Do this: Type out the data exactly as given. Skip any image.

Supplied material:
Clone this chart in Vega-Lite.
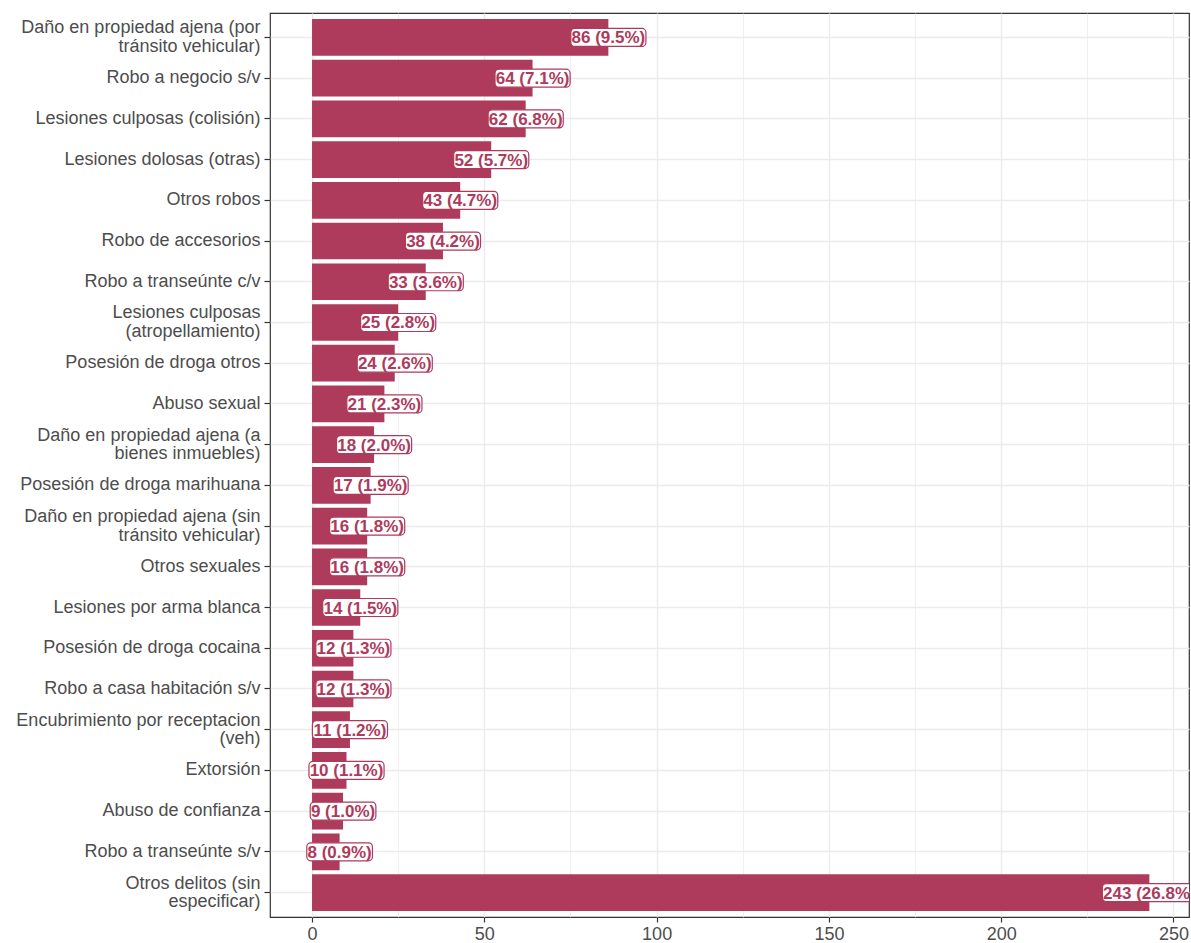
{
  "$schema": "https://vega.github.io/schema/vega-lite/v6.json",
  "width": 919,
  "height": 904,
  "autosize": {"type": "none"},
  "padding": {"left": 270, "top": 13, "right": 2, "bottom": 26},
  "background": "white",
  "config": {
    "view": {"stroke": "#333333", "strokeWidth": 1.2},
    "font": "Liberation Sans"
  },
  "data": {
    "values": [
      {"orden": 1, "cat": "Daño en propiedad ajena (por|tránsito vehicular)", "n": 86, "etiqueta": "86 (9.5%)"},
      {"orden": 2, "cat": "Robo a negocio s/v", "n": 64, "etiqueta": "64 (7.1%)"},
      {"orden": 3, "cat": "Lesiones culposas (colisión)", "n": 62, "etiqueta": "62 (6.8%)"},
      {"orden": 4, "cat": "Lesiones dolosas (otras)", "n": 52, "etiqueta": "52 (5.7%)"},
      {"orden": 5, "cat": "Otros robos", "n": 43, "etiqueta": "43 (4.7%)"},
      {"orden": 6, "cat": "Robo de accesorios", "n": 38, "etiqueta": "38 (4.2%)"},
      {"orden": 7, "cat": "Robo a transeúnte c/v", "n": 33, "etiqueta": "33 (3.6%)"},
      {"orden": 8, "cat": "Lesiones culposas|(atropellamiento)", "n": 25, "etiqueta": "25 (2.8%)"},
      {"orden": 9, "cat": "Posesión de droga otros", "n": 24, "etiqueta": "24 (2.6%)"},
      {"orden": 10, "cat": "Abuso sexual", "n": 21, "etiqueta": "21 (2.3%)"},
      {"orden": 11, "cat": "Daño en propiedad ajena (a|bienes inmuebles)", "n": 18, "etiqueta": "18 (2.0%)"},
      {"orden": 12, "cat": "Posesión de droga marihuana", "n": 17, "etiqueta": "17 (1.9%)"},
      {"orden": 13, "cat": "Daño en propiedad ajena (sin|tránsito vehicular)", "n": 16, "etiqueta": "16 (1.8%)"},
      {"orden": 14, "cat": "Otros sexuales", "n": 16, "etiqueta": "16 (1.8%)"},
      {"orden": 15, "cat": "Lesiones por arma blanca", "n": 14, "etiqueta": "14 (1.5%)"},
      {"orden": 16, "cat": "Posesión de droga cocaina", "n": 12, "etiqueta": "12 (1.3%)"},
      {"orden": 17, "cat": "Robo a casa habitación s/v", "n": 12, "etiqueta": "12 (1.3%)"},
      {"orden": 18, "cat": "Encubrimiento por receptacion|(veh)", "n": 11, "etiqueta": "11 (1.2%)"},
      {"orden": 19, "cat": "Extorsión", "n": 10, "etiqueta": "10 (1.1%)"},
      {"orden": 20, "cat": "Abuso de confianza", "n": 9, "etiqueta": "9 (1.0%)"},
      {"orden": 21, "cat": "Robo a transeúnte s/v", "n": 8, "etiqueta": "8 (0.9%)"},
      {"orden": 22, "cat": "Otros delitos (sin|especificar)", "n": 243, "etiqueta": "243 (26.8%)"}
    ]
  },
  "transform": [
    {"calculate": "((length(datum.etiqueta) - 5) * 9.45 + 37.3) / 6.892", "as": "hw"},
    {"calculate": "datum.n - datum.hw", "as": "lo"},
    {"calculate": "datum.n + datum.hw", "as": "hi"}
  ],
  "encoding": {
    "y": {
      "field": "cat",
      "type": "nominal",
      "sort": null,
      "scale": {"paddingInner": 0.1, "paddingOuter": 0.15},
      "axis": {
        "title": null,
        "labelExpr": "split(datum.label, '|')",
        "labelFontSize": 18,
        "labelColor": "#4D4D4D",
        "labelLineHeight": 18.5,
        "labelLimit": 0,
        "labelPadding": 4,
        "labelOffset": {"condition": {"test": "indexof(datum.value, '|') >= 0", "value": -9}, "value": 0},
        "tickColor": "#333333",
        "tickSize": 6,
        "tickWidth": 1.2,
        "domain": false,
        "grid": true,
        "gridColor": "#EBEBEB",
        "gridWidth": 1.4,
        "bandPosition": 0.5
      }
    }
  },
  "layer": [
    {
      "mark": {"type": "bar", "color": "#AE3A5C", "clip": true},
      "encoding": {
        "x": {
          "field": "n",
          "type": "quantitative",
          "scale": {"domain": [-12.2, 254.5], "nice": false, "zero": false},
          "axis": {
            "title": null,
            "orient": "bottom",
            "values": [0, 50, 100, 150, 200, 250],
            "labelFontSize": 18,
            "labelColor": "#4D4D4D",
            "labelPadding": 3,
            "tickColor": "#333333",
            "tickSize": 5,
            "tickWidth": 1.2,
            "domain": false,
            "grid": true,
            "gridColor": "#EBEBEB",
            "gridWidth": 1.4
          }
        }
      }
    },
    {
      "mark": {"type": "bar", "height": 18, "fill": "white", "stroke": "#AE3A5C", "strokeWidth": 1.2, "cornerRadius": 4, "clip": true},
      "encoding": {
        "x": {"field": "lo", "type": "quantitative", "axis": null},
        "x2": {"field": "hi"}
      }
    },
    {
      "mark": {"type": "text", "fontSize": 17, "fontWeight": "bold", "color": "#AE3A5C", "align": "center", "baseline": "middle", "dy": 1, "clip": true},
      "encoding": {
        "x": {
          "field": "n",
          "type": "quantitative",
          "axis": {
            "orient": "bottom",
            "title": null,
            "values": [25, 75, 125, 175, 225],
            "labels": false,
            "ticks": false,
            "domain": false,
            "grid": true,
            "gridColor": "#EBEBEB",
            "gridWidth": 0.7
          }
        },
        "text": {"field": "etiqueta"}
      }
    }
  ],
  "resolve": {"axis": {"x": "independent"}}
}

Answer in full:
Clone this chart in Vega-Lite.
{
  "$schema": "https://vega.github.io/schema/vega-lite/v6.json",
  "width": 919,
  "height": 904,
  "autosize": {"type": "none"},
  "padding": {"left": 270, "top": 13, "right": 2, "bottom": 26},
  "background": "white",
  "config": {
    "view": {"stroke": "#333333", "strokeWidth": 1.2},
    "font": "Liberation Sans"
  },
  "data": {
    "values": [
      {"orden": 1, "cat": "Daño en propiedad ajena (por|tránsito vehicular)", "n": 86, "etiqueta": "86 (9.5%)"},
      {"orden": 2, "cat": "Robo a negocio s/v", "n": 64, "etiqueta": "64 (7.1%)"},
      {"orden": 3, "cat": "Lesiones culposas (colisión)", "n": 62, "etiqueta": "62 (6.8%)"},
      {"orden": 4, "cat": "Lesiones dolosas (otras)", "n": 52, "etiqueta": "52 (5.7%)"},
      {"orden": 5, "cat": "Otros robos", "n": 43, "etiqueta": "43 (4.7%)"},
      {"orden": 6, "cat": "Robo de accesorios", "n": 38, "etiqueta": "38 (4.2%)"},
      {"orden": 7, "cat": "Robo a transeúnte c/v", "n": 33, "etiqueta": "33 (3.6%)"},
      {"orden": 8, "cat": "Lesiones culposas|(atropellamiento)", "n": 25, "etiqueta": "25 (2.8%)"},
      {"orden": 9, "cat": "Posesión de droga otros", "n": 24, "etiqueta": "24 (2.6%)"},
      {"orden": 10, "cat": "Abuso sexual", "n": 21, "etiqueta": "21 (2.3%)"},
      {"orden": 11, "cat": "Daño en propiedad ajena (a|bienes inmuebles)", "n": 18, "etiqueta": "18 (2.0%)"},
      {"orden": 12, "cat": "Posesión de droga marihuana", "n": 17, "etiqueta": "17 (1.9%)"},
      {"orden": 13, "cat": "Daño en propiedad ajena (sin|tránsito vehicular)", "n": 16, "etiqueta": "16 (1.8%)"},
      {"orden": 14, "cat": "Otros sexuales", "n": 16, "etiqueta": "16 (1.8%)"},
      {"orden": 15, "cat": "Lesiones por arma blanca", "n": 14, "etiqueta": "14 (1.5%)"},
      {"orden": 16, "cat": "Posesión de droga cocaina", "n": 12, "etiqueta": "12 (1.3%)"},
      {"orden": 17, "cat": "Robo a casa habitación s/v", "n": 12, "etiqueta": "12 (1.3%)"},
      {"orden": 18, "cat": "Encubrimiento por receptacion|(veh)", "n": 11, "etiqueta": "11 (1.2%)"},
      {"orden": 19, "cat": "Extorsión", "n": 10, "etiqueta": "10 (1.1%)"},
      {"orden": 20, "cat": "Abuso de confianza", "n": 9, "etiqueta": "9 (1.0%)"},
      {"orden": 21, "cat": "Robo a transeúnte s/v", "n": 8, "etiqueta": "8 (0.9%)"},
      {"orden": 22, "cat": "Otros delitos (sin|especificar)", "n": 243, "etiqueta": "243 (26.8%)"}
    ]
  },
  "transform": [
    {"calculate": "((length(datum.etiqueta) - 5) * 9.45 + 37.3) / 6.892", "as": "hw"},
    {"calculate": "datum.n - datum.hw", "as": "lo"},
    {"calculate": "datum.n + datum.hw", "as": "hi"}
  ],
  "encoding": {
    "y": {
      "field": "cat",
      "type": "nominal",
      "sort": null,
      "scale": {"paddingInner": 0.1, "paddingOuter": 0.15},
      "axis": {
        "title": null,
        "labelExpr": "split(datum.label, '|')",
        "labelFontSize": 18,
        "labelColor": "#4D4D4D",
        "labelLineHeight": 18.5,
        "labelLimit": 0,
        "labelPadding": 4,
        "labelOffset": {"condition": {"test": "indexof(datum.value, '|') >= 0", "value": -9}, "value": 0},
        "tickColor": "#333333",
        "tickSize": 6,
        "tickWidth": 1.2,
        "domain": false,
        "grid": true,
        "gridColor": "#EBEBEB",
        "gridWidth": 1.4,
        "bandPosition": 0.5
      }
    }
  },
  "layer": [
    {
      "mark": {"type": "bar", "color": "#AE3A5C", "clip": true},
      "encoding": {
        "x": {
          "field": "n",
          "type": "quantitative",
          "scale": {"domain": [-12.2, 254.5], "nice": false, "zero": false},
          "axis": {
            "title": null,
            "orient": "bottom",
            "values": [0, 50, 100, 150, 200, 250],
            "labelFontSize": 18,
            "labelColor": "#4D4D4D",
            "labelPadding": 3,
            "tickColor": "#333333",
            "tickSize": 5,
            "tickWidth": 1.2,
            "domain": false,
            "grid": true,
            "gridColor": "#EBEBEB",
            "gridWidth": 1.4
          }
        }
      }
    },
    {
      "mark": {"type": "bar", "height": 18, "fill": "white", "stroke": "#AE3A5C", "strokeWidth": 1.2, "cornerRadius": 4, "clip": true},
      "encoding": {
        "x": {"field": "lo", "type": "quantitative", "axis": null},
        "x2": {"field": "hi"}
      }
    },
    {
      "mark": {"type": "text", "fontSize": 17, "fontWeight": "bold", "color": "#AE3A5C", "align": "center", "baseline": "middle", "dy": 1, "clip": true},
      "encoding": {
        "x": {
          "field": "n",
          "type": "quantitative",
          "axis": {
            "orient": "bottom",
            "title": null,
            "values": [25, 75, 125, 175, 225],
            "labels": false,
            "ticks": false,
            "domain": false,
            "grid": true,
            "gridColor": "#EBEBEB",
            "gridWidth": 0.7
          }
        },
        "text": {"field": "etiqueta"}
      }
    }
  ],
  "resolve": {"axis": {"x": "independent"}}
}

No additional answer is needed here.